Work to do> Your task is to copy the listing exactly. Drop any pictures from the copy.

Information provided>
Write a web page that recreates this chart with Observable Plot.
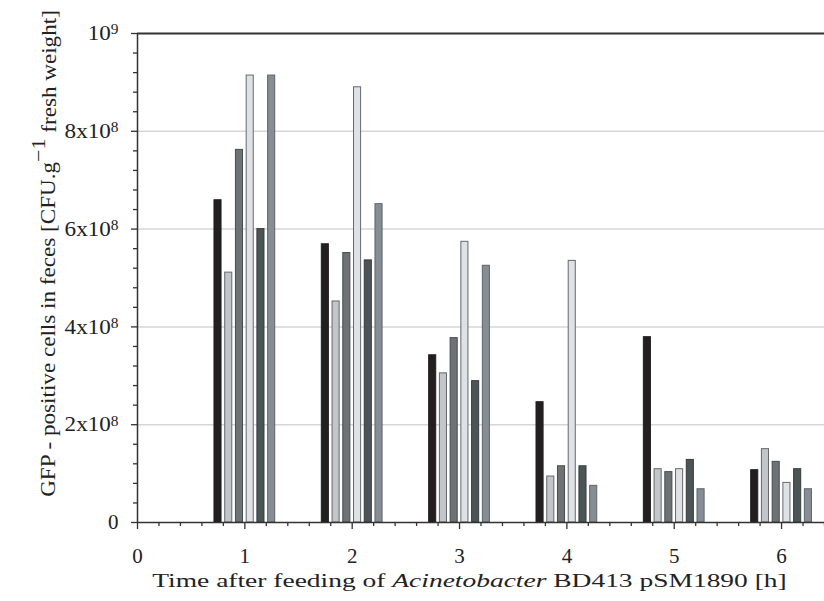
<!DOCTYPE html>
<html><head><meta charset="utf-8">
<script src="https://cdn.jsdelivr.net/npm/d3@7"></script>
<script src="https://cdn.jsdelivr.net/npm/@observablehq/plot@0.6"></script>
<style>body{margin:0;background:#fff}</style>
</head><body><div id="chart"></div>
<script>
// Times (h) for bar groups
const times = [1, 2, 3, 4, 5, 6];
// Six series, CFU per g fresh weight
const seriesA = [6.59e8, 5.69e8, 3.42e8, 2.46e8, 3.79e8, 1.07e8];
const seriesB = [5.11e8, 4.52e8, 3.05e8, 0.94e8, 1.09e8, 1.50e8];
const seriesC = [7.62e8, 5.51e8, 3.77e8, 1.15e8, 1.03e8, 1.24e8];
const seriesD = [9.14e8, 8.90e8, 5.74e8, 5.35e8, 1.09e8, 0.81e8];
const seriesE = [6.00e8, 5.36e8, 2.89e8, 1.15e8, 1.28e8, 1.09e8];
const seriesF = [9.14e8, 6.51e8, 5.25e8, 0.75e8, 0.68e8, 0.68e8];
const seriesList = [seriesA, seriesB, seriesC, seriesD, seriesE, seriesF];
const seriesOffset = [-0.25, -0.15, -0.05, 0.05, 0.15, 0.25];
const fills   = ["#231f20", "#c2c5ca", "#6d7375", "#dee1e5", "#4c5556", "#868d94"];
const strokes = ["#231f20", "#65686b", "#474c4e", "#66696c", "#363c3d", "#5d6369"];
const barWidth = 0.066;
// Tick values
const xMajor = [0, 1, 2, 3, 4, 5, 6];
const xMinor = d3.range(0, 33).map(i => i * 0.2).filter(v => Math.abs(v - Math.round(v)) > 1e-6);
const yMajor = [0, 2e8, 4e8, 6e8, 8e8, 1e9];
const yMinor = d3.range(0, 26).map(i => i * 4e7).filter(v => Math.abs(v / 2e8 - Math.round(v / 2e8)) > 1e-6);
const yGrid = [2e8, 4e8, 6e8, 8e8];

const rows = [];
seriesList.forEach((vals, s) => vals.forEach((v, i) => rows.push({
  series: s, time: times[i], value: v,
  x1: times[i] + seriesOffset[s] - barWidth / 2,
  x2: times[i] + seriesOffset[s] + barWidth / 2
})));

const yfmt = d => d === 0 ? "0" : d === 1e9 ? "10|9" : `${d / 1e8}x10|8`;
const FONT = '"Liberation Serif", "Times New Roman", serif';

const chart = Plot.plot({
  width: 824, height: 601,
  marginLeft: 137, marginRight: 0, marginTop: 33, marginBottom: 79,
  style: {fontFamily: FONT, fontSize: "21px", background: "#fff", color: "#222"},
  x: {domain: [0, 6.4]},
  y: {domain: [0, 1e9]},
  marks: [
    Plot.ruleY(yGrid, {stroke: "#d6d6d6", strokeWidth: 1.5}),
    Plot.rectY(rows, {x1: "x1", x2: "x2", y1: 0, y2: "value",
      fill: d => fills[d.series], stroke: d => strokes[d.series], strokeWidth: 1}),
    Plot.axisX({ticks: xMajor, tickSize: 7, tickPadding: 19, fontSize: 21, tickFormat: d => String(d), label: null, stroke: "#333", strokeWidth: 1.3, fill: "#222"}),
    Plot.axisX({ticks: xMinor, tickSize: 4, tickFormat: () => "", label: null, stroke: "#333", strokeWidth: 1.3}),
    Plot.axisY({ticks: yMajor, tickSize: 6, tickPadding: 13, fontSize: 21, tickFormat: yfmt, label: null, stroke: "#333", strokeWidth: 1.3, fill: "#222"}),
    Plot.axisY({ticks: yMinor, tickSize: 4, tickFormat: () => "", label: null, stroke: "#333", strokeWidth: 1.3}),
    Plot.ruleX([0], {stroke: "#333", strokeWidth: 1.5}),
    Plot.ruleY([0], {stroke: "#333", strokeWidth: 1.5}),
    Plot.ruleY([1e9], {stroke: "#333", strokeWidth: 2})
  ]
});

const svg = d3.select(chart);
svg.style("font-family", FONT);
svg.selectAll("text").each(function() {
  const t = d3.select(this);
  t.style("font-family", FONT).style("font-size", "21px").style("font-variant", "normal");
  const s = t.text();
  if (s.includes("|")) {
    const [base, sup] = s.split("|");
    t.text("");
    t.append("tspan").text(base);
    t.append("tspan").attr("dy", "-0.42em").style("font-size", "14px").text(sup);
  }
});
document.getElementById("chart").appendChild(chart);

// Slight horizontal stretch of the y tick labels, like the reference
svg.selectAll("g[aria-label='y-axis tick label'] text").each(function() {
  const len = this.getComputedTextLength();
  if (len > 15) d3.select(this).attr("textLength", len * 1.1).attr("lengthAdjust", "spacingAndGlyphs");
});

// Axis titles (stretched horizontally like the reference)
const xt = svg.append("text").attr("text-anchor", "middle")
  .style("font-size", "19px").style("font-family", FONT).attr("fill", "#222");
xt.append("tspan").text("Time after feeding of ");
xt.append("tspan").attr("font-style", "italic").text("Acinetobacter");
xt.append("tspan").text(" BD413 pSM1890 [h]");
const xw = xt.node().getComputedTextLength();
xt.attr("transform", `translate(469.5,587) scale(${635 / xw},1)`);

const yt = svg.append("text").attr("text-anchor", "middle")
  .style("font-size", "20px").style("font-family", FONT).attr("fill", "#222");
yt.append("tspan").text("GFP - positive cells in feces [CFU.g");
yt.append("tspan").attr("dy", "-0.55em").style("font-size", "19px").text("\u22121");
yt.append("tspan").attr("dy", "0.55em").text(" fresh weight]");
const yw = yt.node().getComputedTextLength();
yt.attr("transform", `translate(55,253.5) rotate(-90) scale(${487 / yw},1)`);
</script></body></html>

Full answer>
Write a web page that recreates this chart with Observable Plot.
<!DOCTYPE html>
<html><head><meta charset="utf-8">
<script src="https://cdn.jsdelivr.net/npm/d3@7"></script>
<script src="https://cdn.jsdelivr.net/npm/@observablehq/plot@0.6"></script>
<style>body{margin:0;background:#fff}</style>
</head><body><div id="chart"></div>
<script>
// Times (h) for bar groups
const times = [1, 2, 3, 4, 5, 6];
// Six series, CFU per g fresh weight
const seriesA = [6.59e8, 5.69e8, 3.42e8, 2.46e8, 3.79e8, 1.07e8];
const seriesB = [5.11e8, 4.52e8, 3.05e8, 0.94e8, 1.09e8, 1.50e8];
const seriesC = [7.62e8, 5.51e8, 3.77e8, 1.15e8, 1.03e8, 1.24e8];
const seriesD = [9.14e8, 8.90e8, 5.74e8, 5.35e8, 1.09e8, 0.81e8];
const seriesE = [6.00e8, 5.36e8, 2.89e8, 1.15e8, 1.28e8, 1.09e8];
const seriesF = [9.14e8, 6.51e8, 5.25e8, 0.75e8, 0.68e8, 0.68e8];
const seriesList = [seriesA, seriesB, seriesC, seriesD, seriesE, seriesF];
const seriesOffset = [-0.25, -0.15, -0.05, 0.05, 0.15, 0.25];
const fills   = ["#231f20", "#c2c5ca", "#6d7375", "#dee1e5", "#4c5556", "#868d94"];
const strokes = ["#231f20", "#65686b", "#474c4e", "#66696c", "#363c3d", "#5d6369"];
const barWidth = 0.066;
// Tick values
const xMajor = [0, 1, 2, 3, 4, 5, 6];
const xMinor = d3.range(0, 33).map(i => i * 0.2).filter(v => Math.abs(v - Math.round(v)) > 1e-6);
const yMajor = [0, 2e8, 4e8, 6e8, 8e8, 1e9];
const yMinor = d3.range(0, 26).map(i => i * 4e7).filter(v => Math.abs(v / 2e8 - Math.round(v / 2e8)) > 1e-6);
const yGrid = [2e8, 4e8, 6e8, 8e8];

const rows = [];
seriesList.forEach((vals, s) => vals.forEach((v, i) => rows.push({
  series: s, time: times[i], value: v,
  x1: times[i] + seriesOffset[s] - barWidth / 2,
  x2: times[i] + seriesOffset[s] + barWidth / 2
})));

const yfmt = d => d === 0 ? "0" : d === 1e9 ? "10|9" : `${d / 1e8}x10|8`;
const FONT = '"Liberation Serif", "Times New Roman", serif';

const chart = Plot.plot({
  width: 824, height: 601,
  marginLeft: 137, marginRight: 0, marginTop: 33, marginBottom: 79,
  style: {fontFamily: FONT, fontSize: "21px", background: "#fff", color: "#222"},
  x: {domain: [0, 6.4]},
  y: {domain: [0, 1e9]},
  marks: [
    Plot.ruleY(yGrid, {stroke: "#d6d6d6", strokeWidth: 1.5}),
    Plot.rectY(rows, {x1: "x1", x2: "x2", y1: 0, y2: "value",
      fill: d => fills[d.series], stroke: d => strokes[d.series], strokeWidth: 1}),
    Plot.axisX({ticks: xMajor, tickSize: 7, tickPadding: 19, fontSize: 21, tickFormat: d => String(d), label: null, stroke: "#333", strokeWidth: 1.3, fill: "#222"}),
    Plot.axisX({ticks: xMinor, tickSize: 4, tickFormat: () => "", label: null, stroke: "#333", strokeWidth: 1.3}),
    Plot.axisY({ticks: yMajor, tickSize: 6, tickPadding: 13, fontSize: 21, tickFormat: yfmt, label: null, stroke: "#333", strokeWidth: 1.3, fill: "#222"}),
    Plot.axisY({ticks: yMinor, tickSize: 4, tickFormat: () => "", label: null, stroke: "#333", strokeWidth: 1.3}),
    Plot.ruleX([0], {stroke: "#333", strokeWidth: 1.5}),
    Plot.ruleY([0], {stroke: "#333", strokeWidth: 1.5}),
    Plot.ruleY([1e9], {stroke: "#333", strokeWidth: 2})
  ]
});

const svg = d3.select(chart);
svg.style("font-family", FONT);
svg.selectAll("text").each(function() {
  const t = d3.select(this);
  t.style("font-family", FONT).style("font-size", "21px").style("font-variant", "normal");
  const s = t.text();
  if (s.includes("|")) {
    const [base, sup] = s.split("|");
    t.text("");
    t.append("tspan").text(base);
    t.append("tspan").attr("dy", "-0.42em").style("font-size", "14px").text(sup);
  }
});
document.getElementById("chart").appendChild(chart);

// Slight horizontal stretch of the y tick labels, like the reference
svg.selectAll("g[aria-label='y-axis tick label'] text").each(function() {
  const len = this.getComputedTextLength();
  if (len > 15) d3.select(this).attr("textLength", len * 1.1).attr("lengthAdjust", "spacingAndGlyphs");
});

// Axis titles (stretched horizontally like the reference)
const xt = svg.append("text").attr("text-anchor", "middle")
  .style("font-size", "19px").style("font-family", FONT).attr("fill", "#222");
xt.append("tspan").text("Time after feeding of ");
xt.append("tspan").attr("font-style", "italic").text("Acinetobacter");
xt.append("tspan").text(" BD413 pSM1890 [h]");
const xw = xt.node().getComputedTextLength();
xt.attr("transform", `translate(469.5,587) scale(${635 / xw},1)`);

const yt = svg.append("text").attr("text-anchor", "middle")
  .style("font-size", "20px").style("font-family", FONT).attr("fill", "#222");
yt.append("tspan").text("GFP - positive cells in feces [CFU.g");
yt.append("tspan").attr("dy", "-0.55em").style("font-size", "19px").text("\u22121");
yt.append("tspan").attr("dy", "0.55em").text(" fresh weight]");
const yw = yt.node().getComputedTextLength();
yt.attr("transform", `translate(55,253.5) rotate(-90) scale(${487 / yw},1)`);
</script></body></html>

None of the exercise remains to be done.